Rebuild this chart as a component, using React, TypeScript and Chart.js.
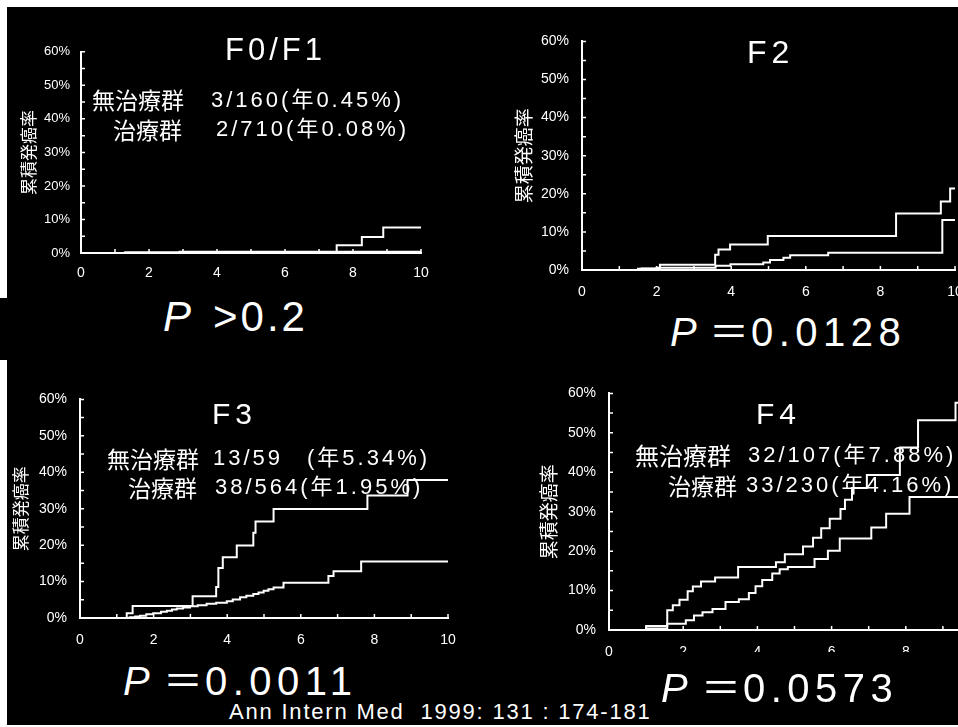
import React, { useEffect, useRef } from "react";
import { Chart, registerables } from "chart.js";

Chart.register(...registerables);

type Pt = [number, number];

// ---- data (years, cumulative incidence %) ----
const yTickMarks = [0, 5, 10, 15, 20, 25, 30, 35, 40, 45, 50, 55, 60];
const xTickMarks = [0, 1, 2, 3, 4, 5, 6, 7, 8, 9, 10];
const yAxisTitle = "累積発癌率";

const f01Untreated: Pt[] = [[0, 0], [7.52, 2.3], [8.26, 4.8], [8.89, 7.6], [10, 7.6]];
const f01Treated: Pt[] = [[0, 0], [1.3, 0.2], [2.9, 0.4], [10, 0.4]];

const f2Untreated: Pt[] = [[0, 0], [1.6, 0.4], [2.09, 1.4], [3.57, 4.0], [3.66, 5.4], [3.97, 6.7], [4.98, 8.9], [8.42, 14.8], [9.62, 18.0], [9.87, 21.4], [10, 21.4]];
const f2Treated: Pt[] = [[0, 0], [1.5, 0.3], [2.0, 0.6], [3.58, 1.1], [3.98, 1.5], [4.86, 2.0], [5.04, 2.6], [5.4, 3.2], [5.58, 3.9], [6.6, 4.5], [9.66, 13.1], [10, 13.1]];

const f3Untreated: Pt[] = [[0, 0], [1.27, 1.3], [1.43, 3.3], [3.06, 6.0], [3.7, 8.5], [3.76, 13.7], [3.88, 16.7], [4.26, 19.9], [4.71, 23.4], [4.77, 26.5], [5.26, 29.9], [7.81, 33.6], [8.9, 37.9], [10, 37.9]];
const f3Treated: Pt[] = [[0, 0], [1.35, 0.2], [1.5, 0.4], [1.63, 0.6], [1.8, 1.0], [1.99, 1.3], [2.2, 1.7], [2.36, 2.0], [2.5, 2.3], [2.63, 2.6], [2.8, 2.9], [2.99, 3.2], [3.2, 3.5], [3.44, 3.9], [3.7, 4.2], [3.99, 4.6], [4.15, 5.1], [4.35, 5.7], [4.52, 6.1], [4.71, 6.6], [4.85, 7.0], [4.99, 7.5], [5.12, 7.9], [5.26, 8.4], [5.53, 9.7], [6.75, 11.5], [6.89, 12.8], [7.64, 15.5], [10, 15.5]];

const f4Untreated: Pt[] = [[0, 0], [1.0, 1.0], [1.57, 5.0], [1.72, 6.3], [1.9, 7.7], [2.12, 9.8], [2.26, 11.0], [2.48, 12.3], [2.86, 13.3], [3.48, 16.0], [4.5, 17.2], [4.74, 19.2], [5.23, 21.2], [5.5, 23.4], [5.72, 25.8], [5.95, 28.2], [6.24, 30.7], [6.36, 33.0], [6.55, 36.0], [6.95, 39.3], [7.84, 46.3], [8.33, 53.2], [9.34, 57.6], [10, 57.6]];
const f4Treated: Pt[] = [[0, 0], [1.0, 0.4], [1.57, 1.6], [2.07, 2.5], [2.29, 3.7], [2.52, 4.5], [2.79, 5.3], [3.14, 7.1], [3.5, 7.8], [3.77, 9.4], [3.95, 11.1], [4.13, 12.7], [4.4, 14.3], [4.6, 15.4], [4.82, 16.0], [5.54, 18.0], [5.9, 20.1], [6.22, 23.2], [7.07, 26.0], [7.47, 29.5], [8.1, 33.7], [10, 33.7]];

// ---- layout ----
const Y_W = 76;
const PAD_T = 14;
const PAD_R = 24;
const X_H = 40;
const LATIN = "'Liberation Sans', Arial, 'Noto Sans CJK JP', sans-serif";
const CJK = "'Noto Sans CJK JP', 'Liberation Sans', sans-serif";

interface PanelSpec {
  left: number; right: number; top: number; bottom: number;
  untreated: Pt[]; treated: Pt[];
  titleSize: number; titlePad: number; yTickSize: number; yTickPad: number; xTickPad: number;
}

const panels: PanelSpec[] = [
  { left: 81, right: 421, top: 47, bottom: 253, untreated: f01Untreated, treated: f01Treated, titleSize: 17, titlePad: 13, yTickSize: 13, yTickPad: 11, xTickPad: 12 },
  { left: 582, right: 955, top: 34, bottom: 270, untreated: f2Untreated, treated: f2Treated, titleSize: 19, titlePad: 6, yTickSize: 14, yTickPad: 13, xTickPad: 14 },
  { left: 80, right: 448, top: 392, bottom: 618, untreated: f3Untreated, treated: f3Treated, titleSize: 17, titlePad: 6, yTickSize: 14, yTickPad: 13, xTickPad: 14 },
  { left: 609, right: 980, top: 386, bottom: 630, untreated: f4Untreated, treated: f4Treated, titleSize: 19, titlePad: 4, yTickSize: 14, yTickPad: 13, xTickPad: 14 },
];

const innerTicks = {
  id: "innerTicks",
  afterDatasetsDraw(chart: any) {
    const { ctx, chartArea, scales } = chart;
    const x = scales.x, y = scales.y;
    ctx.save();
    ctx.strokeStyle = "#fff";
    ctx.lineWidth = 1.5;
    ctx.beginPath();
    for (const v of yTickMarks) {
      const py = y.getPixelForValue(v);
      ctx.moveTo(chartArea.left, py);
      ctx.lineTo(chartArea.left + 4, py);
    }
    for (const v of xTickMarks) {
      const px = x.getPixelForValue(v);
      ctx.moveTo(px, chartArea.bottom);
      ctx.lineTo(px, chartArea.bottom - 4);
    }
    ctx.stroke();
    ctx.restore();
  },
};

function Panel({ spec }: { spec: PanelSpec }) {
  const ref = useRef<HTMLCanvasElement>(null);
  const W = Y_W + (spec.right - spec.left) + PAD_R;
  const H = PAD_T + (spec.bottom - spec.top) + X_H;
  useEffect(() => {
    const line = (pts: Pt[], label: string) => ({
      label,
      data: pts.map(([x, y]) => ({ x, y })),
      borderColor: "#fff",
      backgroundColor: "#fff",
      borderWidth: 2,
      pointRadius: 0,
      stepped: true as const,
      fill: false,
    });
    const chart = new Chart(ref.current!, {
      type: "line",
      data: { datasets: [line(spec.untreated, "無治療群"), line(spec.treated, "治療群")] },
      options: {
        responsive: false,
        animation: false,
        layout: { padding: { top: PAD_T, right: PAD_R, left: 0, bottom: 0 } },
        plugins: { legend: { display: false }, tooltip: { enabled: false } },
        scales: {
          x: {
            type: "linear", min: 0, max: 10,
            ticks: { stepSize: 2, color: "#fff", font: { family: LATIN, size: 14 }, padding: spec.xTickPad, maxRotation: 0, autoSkip: false },
            grid: { display: false, drawTicks: false },
            border: { display: true, color: "#fff", width: 2 },
            afterFit: (s: any) => { s.height = X_H; },
          },
          y: {
            type: "linear", min: 0, max: 60,
            ticks: { stepSize: 10, color: "#fff", font: { family: LATIN, size: spec.yTickSize }, padding: spec.yTickPad, callback: (v: any) => v + "%" },
            grid: { display: false, drawTicks: false },
            border: { display: true, color: "#fff", width: 2 },
            title: { display: true, text: yAxisTitle, color: "#fff", font: { family: CJK, size: spec.titleSize }, padding: { top: spec.titlePad, bottom: 0 } },
            afterFit: (s: any) => { s.width = Y_W; },
          },
        },
      },
      plugins: [innerTicks],
    } as any);
    return () => chart.destroy();
  }, []);
  return (
    <canvas ref={ref} width={W} height={H}
      style={{ position: "absolute", left: spec.left - Y_W, top: spec.top - PAD_T, width: W, height: H }} />
  );
}

function Txt({ x, yc, size, text, italic, sp, fam }: { x: number; yc: number; size: number; text: string; italic?: boolean; sp?: number; fam?: string }) {
  return (
    <div style={{
      position: "absolute", left: x, top: yc - 0.49 * size, fontSize: size, lineHeight: 1,
      whiteSpace: "pre", color: "#fff", fontStyle: italic ? "italic" : "normal",
      letterSpacing: sp ? sp + "px" : "normal", fontFamily: fam || LATIN,
    }}>{text}</div>
  );
}

export default function App() {
  return (
    <div style={{ position: "fixed", left: 0, top: 0, width: 958, height: 727, background: "#fff", overflow: "hidden" }}>
      <div style={{ position: "absolute", left: 7, top: 7, width: 951, height: 718, background: "#000" }} />
      <div style={{ position: "absolute", left: 0, top: 298, width: 7, height: 62, background: "#000" }} />
      {panels.map((p, i) => <Panel key={i} spec={p} />)}

      {/* F0/F1 */}
      <Txt x={225} yc={49} size={31} sp={4} text="F0/F1" />
      <Txt x={92} yc={99} size={23} fam={CJK} text="無治療群" />
      <Txt x={211} yc={100} size={22} sp={3} text="3/160(年0.45%)" />
      <Txt x={113} yc={129} size={23} fam={CJK} text="治療群" />
      <Txt x={216} yc={129} size={22} sp={3} text="2/710(年0.08%)" />
      <Txt x={163} yc={317} size={42} italic text="P" />
      <Txt x={213} yc={317} size={42} sp={3} text=">0.2" />

      {/* F2 */}
      <Txt x={747} yc={52} size={32} sp={5} text="F2" />
      <Txt x={670} yc={332} size={40} italic text="P" />
      <Txt x={709} yc={332} size={40} text="＝" />
      <Txt x={751} yc={332} size={40} sp={5.5} text="0.0128" />

      {/* F3 */}
      <Txt x={212} yc={414} size={30} sp={5} text="F3" />
      <Txt x={107} yc={458} size={23} fam={CJK} text="無治療群" />
      <Txt x={213} yc={458} size={22} sp={3} text="13/59" />
      <Txt x={307} yc={458} size={22} sp={3} text="(年5.34%)" />
      <Txt x={128} yc={487} size={23} fam={CJK} text="治療群" />
      <Txt x={215} yc={487} size={22} sp={3} text="38/564(年1.95%)" />
      <Txt x={123} yc={681} size={40} italic text="P" />
      <Txt x={163} yc={681} size={40} text="＝" />
      <Txt x={205} yc={681} size={40} sp={5.5} text="0.0011" />

      {/* F4 */}
      <Txt x={756} yc={414} size={30} sp={5} text="F4" />
      <Txt x={635} yc={455} size={24} fam={CJK} text="無治療群" />
      <Txt x={748} yc={455} size={22} sp={3} text="32/107(年7.88%)" />
      <Txt x={668} yc={485} size={23} fam={CJK} text="治療群" />
      <Txt x={746} yc={485} size={22} sp={3} text="33/230(年4.16%)" />
      <div style={{ position: "absolute", left: 660, top: 652, width: 298, height: 18, background: "#000" }} />
      <Txt x={661} yc={688} size={40} italic text="P" />
      <Txt x={701} yc={688} size={40} text="＝" />
      <Txt x={743} yc={688} size={40} sp={5.5} text="0.0573" />

      <Txt x={229} yc={712} size={22} sp={1.8} text="Ann Intern Med  1999: 131 : 174-181" />
    </div>
  );
}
============
Stated problem
Repeat the lines of the listing above verbatim, beginning at its first line and ending at the line containing "const f2Treated: Pt[]", which is included. Omit pictures.

Reply to the task
Rebuild this chart as a component, using React, TypeScript and Chart.js.
import React, { useEffect, useRef } from "react";
import { Chart, registerables } from "chart.js";

Chart.register(...registerables);

type Pt = [number, number];

// ---- data (years, cumulative incidence %) ----
const yTickMarks = [0, 5, 10, 15, 20, 25, 30, 35, 40, 45, 50, 55, 60];
const xTickMarks = [0, 1, 2, 3, 4, 5, 6, 7, 8, 9, 10];
const yAxisTitle = "累積発癌率";

const f01Untreated: Pt[] = [[0, 0], [7.52, 2.3], [8.26, 4.8], [8.89, 7.6], [10, 7.6]];
const f01Treated: Pt[] = [[0, 0], [1.3, 0.2], [2.9, 0.4], [10, 0.4]];

const f2Untreated: Pt[] = [[0, 0], [1.6, 0.4], [2.09, 1.4], [3.57, 4.0], [3.66, 5.4], [3.97, 6.7], [4.98, 8.9], [8.42, 14.8], [9.62, 18.0], [9.87, 21.4], [10, 21.4]];
const f2Treated: Pt[] = [[0, 0], [1.5, 0.3], [2.0, 0.6], [3.58, 1.1], [3.98, 1.5], [4.86, 2.0], [5.04, 2.6], [5.4, 3.2], [5.58, 3.9], [6.6, 4.5], [9.66, 13.1], [10, 13.1]];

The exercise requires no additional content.